PSI-Plot also includes an eighteen-lesson tutorial for new users to introduce them to the basics of PSI-Plot.

=== Data Analysis ===
PSI-Plot has implemented a broad ranges of commonly used data analysis methods, which include data interpolation, three different methods (Levenberg-Marquardt, Powell, and Simplex) for non-linear curve fitting, over one hundred built-in fitting models, multiple linear fitting, stepwise multiple liner fitting, generalized linear models (GMLs), dose-response analysis, digital signal processing (DSP), matrix manipulation and eigen-problems, ordinary differential equations (ODE) solvers, algebraic equation solvers, difference equation solvers, and other methods.

=== 2D and 3D Plots ===
PSI-Plot provides various 2D and 3D plot types and allows users to customize the graphics in great detail for visual presentations and for submission to research journals for publication. Users have full control of plot and label attributes, including background color, color gradients, size, and thickness.
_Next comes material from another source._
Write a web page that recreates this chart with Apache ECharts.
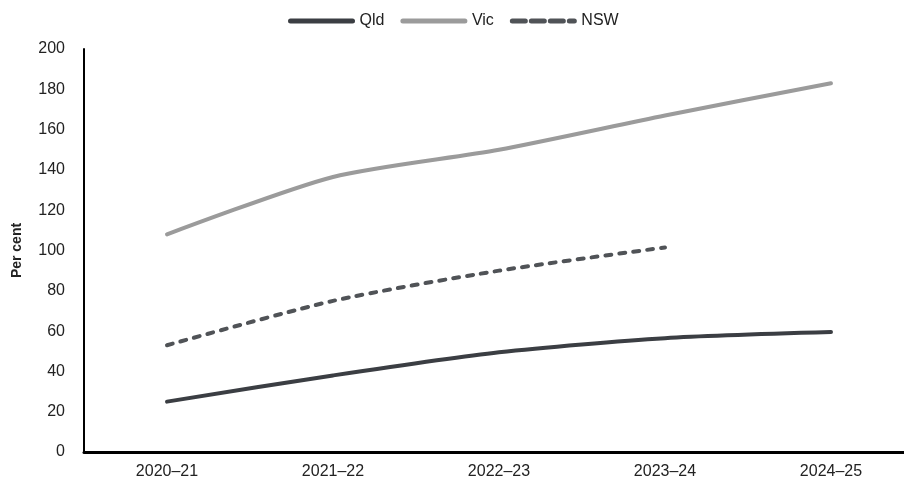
<!DOCTYPE html>
<html>
<head>
<meta charset="utf-8">
<script src="https://cdn.jsdelivr.net/npm/echarts@6/dist/echarts.min.js"></script>
<style>
  html, body { margin: 0; padding: 0; background: #fff; overflow: hidden; }
  /* the plot runs a little past the right edge of the page */
  #chart { width: 914px; height: 492px; }
</style>
</head>
<body>
<div id="chart"></div>
<script>
// Financial years on the horizontal axis
const years = ['2020\u201321', '2021\u201322', '2022\u201323', '2023\u201324', '2024\u201325'];

// Per cent values by state
const qld = [25, 38, 49.5, 56.5, 59.5];
const vic = [108, 136.5, 150, 167, 183];
const nsw = [53, 75, 90, 101.5, null];

const chart = echarts.init(document.getElementById('chart'));

const fontFamily = 'Liberation Sans, Arial, sans-serif';

chart.setOption({
  animation: false,
  textStyle: { fontFamily: fontFamily },
  legend: {
    top: 8,
    left: 283,
    itemWidth: 62,
    itemHeight: 10,
    itemGap: 16,
    // hide the marker dot that line legends draw; keep only the line sample
    itemStyle: { opacity: 0 },
    lineStyle: { width: 5, cap: 'round' },
    textStyle: { fontSize: 16, color: '#222', fontFamily: fontFamily, padding: [0, 0, 0, 2] },
    data: [
      { name: 'Qld' },
      { name: 'Vic' },
      { name: 'NSW', lineStyle: { type: [13, 6], width: 5, cap: 'round' } }
    ]
  },
  grid: { left: 84, right: 0, top: 49, bottom: 40, containLabel: false },
  xAxis: {
    type: 'category',
    data: years,
    boundaryGap: true,
    axisLine: { lineStyle: { color: '#000', width: 3 } },
    axisTick: { show: false },
    axisLabel: { fontSize: 16, color: '#222', margin: 12 },
    splitLine: { show: false }
  },
  yAxis: {
    type: 'value',
    min: 0,
    max: 200,
    interval: 20,
    name: 'Per cent',
    nameLocation: 'middle',
    nameGap: 60,
    nameTextStyle: { fontSize: 14, fontWeight: 'bold', color: '#222' },
    axisLine: { show: true, lineStyle: { color: '#000', width: 2 } },
    axisTick: { show: false },
    axisLabel: { fontSize: 16, color: '#222', margin: 19 },
    splitLine: { show: false }
  },
  series: [
    {
      name: 'Qld',
      type: 'line',
      data: qld,
      symbol: 'none',
      smooth: 0.25,
      lineStyle: { color: '#3b3e43', width: 4, cap: 'round' },
      itemStyle: { color: '#3b3e43' }
    },
    {
      name: 'Vic',
      type: 'line',
      data: vic,
      symbol: 'none',
      smooth: 0.25,
      lineStyle: { color: '#9b9b9b', width: 4, cap: 'round' },
      itemStyle: { color: '#9b9b9b' }
    },
    {
      name: 'NSW',
      type: 'line',
      data: nsw,
      symbol: 'none',
      smooth: 0.25,
      lineStyle: { color: '#505357', width: 4, type: [6, 8], cap: 'round' },
      itemStyle: { color: '#505357' }
    }
  ]
});
</script>
</body>
</html>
PSI-Plot supports 2D and 3D Cartesian coordinate systems as well as special coordinate systems such as polar, Smith, ternary (triangle), Nichols, cylindrical, and spherical systems.

== Comparison with ProStat ==
ProStat is the sister software to PSI-Plot. The differences between the two software are generally in extent or depth of a tool class rather than presence or absence. ANOVA in PSI-Plot becomes ANOVA, ANCOVA and MANOVA in ProStat, while the range of plot types in ProStat is extended in PSI-Plot by the addition of options such as Pareto charts, Smith curves, ternary, vector, and column plots. FFT is available in both, but extended differently according to the emphases of the different target users.